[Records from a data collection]
────────────────

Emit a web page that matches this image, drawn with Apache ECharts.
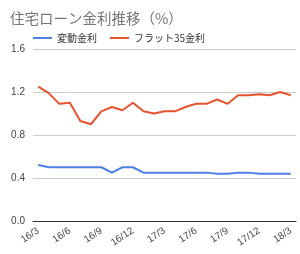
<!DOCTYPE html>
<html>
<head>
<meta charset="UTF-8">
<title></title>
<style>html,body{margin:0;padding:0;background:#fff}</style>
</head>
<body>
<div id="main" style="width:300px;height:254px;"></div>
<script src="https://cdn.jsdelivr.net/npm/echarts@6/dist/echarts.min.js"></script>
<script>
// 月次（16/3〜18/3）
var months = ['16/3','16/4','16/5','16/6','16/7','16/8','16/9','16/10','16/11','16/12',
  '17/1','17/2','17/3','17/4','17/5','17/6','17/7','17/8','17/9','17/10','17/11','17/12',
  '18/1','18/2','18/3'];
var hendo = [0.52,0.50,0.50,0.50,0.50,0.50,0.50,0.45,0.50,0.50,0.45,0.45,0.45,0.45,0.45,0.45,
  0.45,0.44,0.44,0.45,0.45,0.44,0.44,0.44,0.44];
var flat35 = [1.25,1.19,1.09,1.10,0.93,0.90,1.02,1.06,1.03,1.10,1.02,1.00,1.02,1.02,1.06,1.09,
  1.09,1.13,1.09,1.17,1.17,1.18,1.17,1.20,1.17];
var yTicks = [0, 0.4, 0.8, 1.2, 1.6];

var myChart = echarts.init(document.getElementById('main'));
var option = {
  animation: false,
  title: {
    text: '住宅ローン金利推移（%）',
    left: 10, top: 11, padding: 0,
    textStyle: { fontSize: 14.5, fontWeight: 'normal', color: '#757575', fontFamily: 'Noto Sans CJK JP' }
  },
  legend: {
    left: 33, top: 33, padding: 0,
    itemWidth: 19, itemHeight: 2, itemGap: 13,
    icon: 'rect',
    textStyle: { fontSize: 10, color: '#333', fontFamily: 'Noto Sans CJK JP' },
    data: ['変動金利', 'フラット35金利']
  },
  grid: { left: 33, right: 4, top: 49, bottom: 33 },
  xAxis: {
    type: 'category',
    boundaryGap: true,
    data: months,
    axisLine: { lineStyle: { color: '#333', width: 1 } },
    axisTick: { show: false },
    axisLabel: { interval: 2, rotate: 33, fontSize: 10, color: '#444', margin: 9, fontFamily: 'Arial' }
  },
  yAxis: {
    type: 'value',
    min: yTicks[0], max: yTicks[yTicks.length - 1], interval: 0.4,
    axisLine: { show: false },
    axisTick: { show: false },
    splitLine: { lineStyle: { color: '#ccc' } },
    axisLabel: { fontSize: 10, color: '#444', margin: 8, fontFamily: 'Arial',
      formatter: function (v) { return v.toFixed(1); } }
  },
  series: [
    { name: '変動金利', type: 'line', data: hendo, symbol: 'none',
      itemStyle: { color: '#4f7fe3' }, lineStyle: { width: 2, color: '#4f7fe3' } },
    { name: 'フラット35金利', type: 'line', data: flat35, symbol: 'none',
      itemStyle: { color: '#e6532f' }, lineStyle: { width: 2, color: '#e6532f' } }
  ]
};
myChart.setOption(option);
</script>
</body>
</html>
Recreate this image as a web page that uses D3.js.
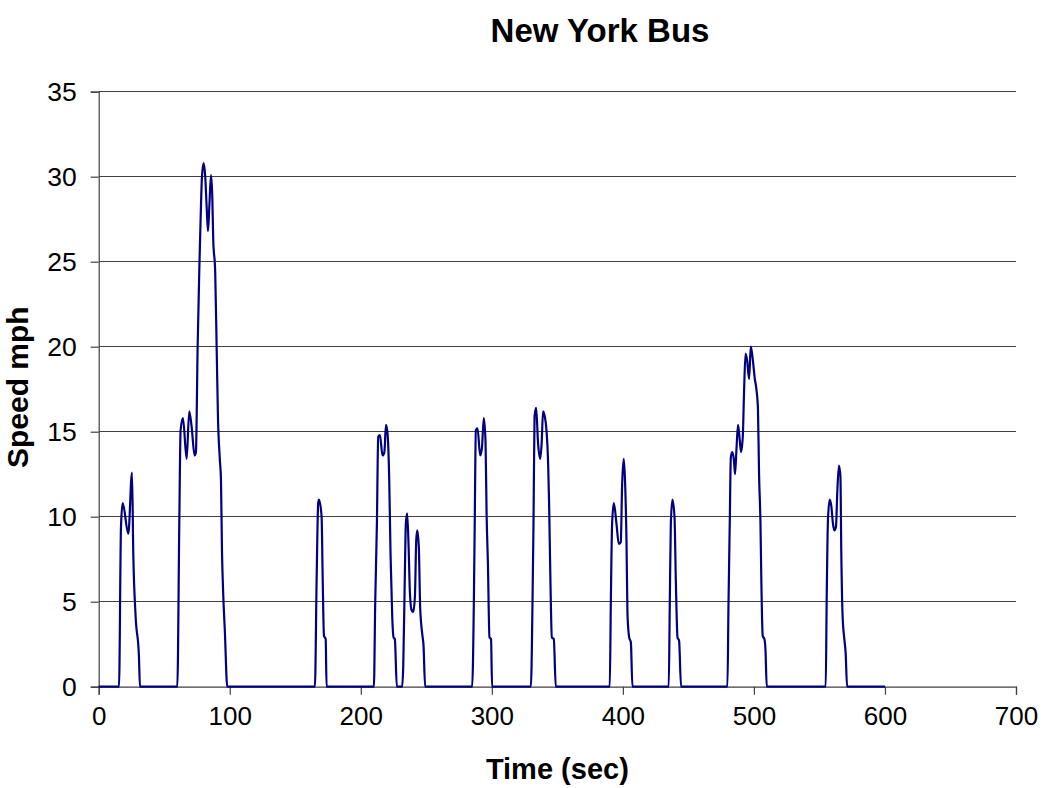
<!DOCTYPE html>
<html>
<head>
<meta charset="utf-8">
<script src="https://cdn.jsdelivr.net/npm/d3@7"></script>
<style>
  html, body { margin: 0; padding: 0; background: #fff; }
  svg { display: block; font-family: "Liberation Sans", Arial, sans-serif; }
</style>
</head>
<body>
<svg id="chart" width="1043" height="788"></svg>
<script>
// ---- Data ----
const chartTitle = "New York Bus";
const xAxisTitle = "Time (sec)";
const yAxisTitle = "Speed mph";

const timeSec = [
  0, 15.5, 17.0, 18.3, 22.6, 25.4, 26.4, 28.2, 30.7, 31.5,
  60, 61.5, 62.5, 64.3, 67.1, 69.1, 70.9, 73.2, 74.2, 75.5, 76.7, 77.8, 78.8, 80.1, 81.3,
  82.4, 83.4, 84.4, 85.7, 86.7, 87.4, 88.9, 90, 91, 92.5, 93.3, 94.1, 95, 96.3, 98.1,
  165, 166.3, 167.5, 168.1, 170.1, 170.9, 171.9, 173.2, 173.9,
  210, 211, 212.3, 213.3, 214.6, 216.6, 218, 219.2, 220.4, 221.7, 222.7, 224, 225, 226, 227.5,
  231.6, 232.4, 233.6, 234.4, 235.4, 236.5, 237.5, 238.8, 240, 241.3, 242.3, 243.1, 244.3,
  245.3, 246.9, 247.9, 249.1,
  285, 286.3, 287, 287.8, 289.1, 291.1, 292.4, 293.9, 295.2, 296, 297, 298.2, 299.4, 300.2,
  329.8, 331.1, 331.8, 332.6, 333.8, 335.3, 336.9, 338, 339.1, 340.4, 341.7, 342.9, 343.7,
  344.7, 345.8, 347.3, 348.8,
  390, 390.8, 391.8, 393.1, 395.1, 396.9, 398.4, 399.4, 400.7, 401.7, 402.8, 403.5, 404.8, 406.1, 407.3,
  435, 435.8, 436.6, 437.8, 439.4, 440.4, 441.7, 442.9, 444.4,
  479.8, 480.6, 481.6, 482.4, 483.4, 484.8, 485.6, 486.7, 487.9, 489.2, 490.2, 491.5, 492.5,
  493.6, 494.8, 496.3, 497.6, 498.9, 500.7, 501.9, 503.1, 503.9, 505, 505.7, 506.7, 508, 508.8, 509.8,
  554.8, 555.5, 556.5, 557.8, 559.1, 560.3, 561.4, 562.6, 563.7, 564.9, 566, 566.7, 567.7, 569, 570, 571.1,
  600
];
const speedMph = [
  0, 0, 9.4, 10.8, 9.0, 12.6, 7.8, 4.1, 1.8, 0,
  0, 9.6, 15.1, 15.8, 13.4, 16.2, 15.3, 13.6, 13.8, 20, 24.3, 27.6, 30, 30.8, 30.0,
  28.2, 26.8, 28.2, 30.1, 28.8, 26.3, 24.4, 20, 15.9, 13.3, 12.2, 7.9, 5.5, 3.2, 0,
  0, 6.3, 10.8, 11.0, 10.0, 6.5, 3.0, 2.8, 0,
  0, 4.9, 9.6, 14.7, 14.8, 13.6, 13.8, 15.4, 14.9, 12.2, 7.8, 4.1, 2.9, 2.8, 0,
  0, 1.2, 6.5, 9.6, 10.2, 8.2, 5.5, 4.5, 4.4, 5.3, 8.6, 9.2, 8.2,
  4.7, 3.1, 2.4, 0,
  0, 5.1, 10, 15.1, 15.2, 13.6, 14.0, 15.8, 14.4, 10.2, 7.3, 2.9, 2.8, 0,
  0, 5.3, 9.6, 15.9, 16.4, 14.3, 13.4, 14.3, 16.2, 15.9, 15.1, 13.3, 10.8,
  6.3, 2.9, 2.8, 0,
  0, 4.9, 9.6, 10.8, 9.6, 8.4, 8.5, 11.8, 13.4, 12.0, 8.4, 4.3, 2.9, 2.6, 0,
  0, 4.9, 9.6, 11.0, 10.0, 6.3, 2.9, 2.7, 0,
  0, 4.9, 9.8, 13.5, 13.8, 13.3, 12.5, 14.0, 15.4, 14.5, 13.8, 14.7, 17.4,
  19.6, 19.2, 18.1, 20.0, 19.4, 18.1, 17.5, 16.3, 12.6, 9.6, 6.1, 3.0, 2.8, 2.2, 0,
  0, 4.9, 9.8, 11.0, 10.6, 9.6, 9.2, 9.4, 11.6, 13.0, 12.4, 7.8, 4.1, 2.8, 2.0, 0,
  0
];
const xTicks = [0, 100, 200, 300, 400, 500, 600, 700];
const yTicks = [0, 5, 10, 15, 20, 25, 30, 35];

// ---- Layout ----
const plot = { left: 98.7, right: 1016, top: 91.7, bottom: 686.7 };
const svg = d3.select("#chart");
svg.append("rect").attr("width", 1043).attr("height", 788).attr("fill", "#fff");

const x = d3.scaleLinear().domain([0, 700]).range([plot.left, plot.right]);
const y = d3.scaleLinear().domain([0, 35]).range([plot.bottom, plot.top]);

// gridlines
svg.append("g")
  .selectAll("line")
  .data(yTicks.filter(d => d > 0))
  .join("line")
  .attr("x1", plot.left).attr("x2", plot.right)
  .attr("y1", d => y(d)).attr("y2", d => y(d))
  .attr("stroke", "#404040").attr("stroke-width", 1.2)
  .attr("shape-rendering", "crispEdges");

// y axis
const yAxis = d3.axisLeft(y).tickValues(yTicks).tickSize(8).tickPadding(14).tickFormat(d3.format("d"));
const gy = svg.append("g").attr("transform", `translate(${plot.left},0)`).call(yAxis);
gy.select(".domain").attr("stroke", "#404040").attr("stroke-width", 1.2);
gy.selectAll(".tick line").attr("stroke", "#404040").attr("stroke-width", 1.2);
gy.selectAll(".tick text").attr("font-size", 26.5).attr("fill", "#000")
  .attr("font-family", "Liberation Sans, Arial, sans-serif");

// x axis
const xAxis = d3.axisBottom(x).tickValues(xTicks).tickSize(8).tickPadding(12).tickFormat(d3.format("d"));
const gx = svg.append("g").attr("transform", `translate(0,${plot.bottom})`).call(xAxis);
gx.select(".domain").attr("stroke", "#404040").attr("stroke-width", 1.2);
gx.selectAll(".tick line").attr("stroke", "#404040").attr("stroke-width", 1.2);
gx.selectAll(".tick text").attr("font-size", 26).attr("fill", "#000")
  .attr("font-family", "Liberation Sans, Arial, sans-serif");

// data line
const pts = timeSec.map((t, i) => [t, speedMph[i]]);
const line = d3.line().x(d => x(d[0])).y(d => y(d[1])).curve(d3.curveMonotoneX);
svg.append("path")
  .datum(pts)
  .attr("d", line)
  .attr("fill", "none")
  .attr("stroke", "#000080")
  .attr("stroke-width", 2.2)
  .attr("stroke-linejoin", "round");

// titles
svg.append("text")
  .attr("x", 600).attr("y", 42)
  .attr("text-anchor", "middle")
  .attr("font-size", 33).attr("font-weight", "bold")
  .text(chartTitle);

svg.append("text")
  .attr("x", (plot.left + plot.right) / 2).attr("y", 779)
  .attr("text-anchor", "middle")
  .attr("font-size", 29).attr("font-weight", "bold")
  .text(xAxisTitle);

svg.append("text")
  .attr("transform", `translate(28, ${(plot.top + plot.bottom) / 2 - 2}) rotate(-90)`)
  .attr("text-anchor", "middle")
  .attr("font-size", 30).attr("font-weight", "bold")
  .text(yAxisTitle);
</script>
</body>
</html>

────────────────

■ **The problem**:
Begin with the first line of the records and repeat every line up to the one with "var yTicks = [0, 0.4, 0.8, 1.2, 1.6];", counting that line too. Pictures are not part of the copy.

■ **Answer to the exercise**:
Emit a web page that matches this image, drawn with Apache ECharts.
<!DOCTYPE html>
<html>
<head>
<meta charset="UTF-8">
<title></title>
<style>html,body{margin:0;padding:0;background:#fff}</style>
</head>
<body>
<div id="main" style="width:300px;height:254px;"></div>
<script src="https://cdn.jsdelivr.net/npm/echarts@6/dist/echarts.min.js"></script>
<script>
// 月次（16/3〜18/3）
var months = ['16/3','16/4','16/5','16/6','16/7','16/8','16/9','16/10','16/11','16/12',
  '17/1','17/2','17/3','17/4','17/5','17/6','17/7','17/8','17/9','17/10','17/11','17/12',
  '18/1','18/2','18/3'];
var hendo = [0.52,0.50,0.50,0.50,0.50,0.50,0.50,0.45,0.50,0.50,0.45,0.45,0.45,0.45,0.45,0.45,
  0.45,0.44,0.44,0.45,0.45,0.44,0.44,0.44,0.44];
var flat35 = [1.25,1.19,1.09,1.10,0.93,0.90,1.02,1.06,1.03,1.10,1.02,1.00,1.02,1.02,1.06,1.09,
  1.09,1.13,1.09,1.17,1.17,1.18,1.17,1.20,1.17];
var yTicks = [0, 0.4, 0.8, 1.2, 1.6];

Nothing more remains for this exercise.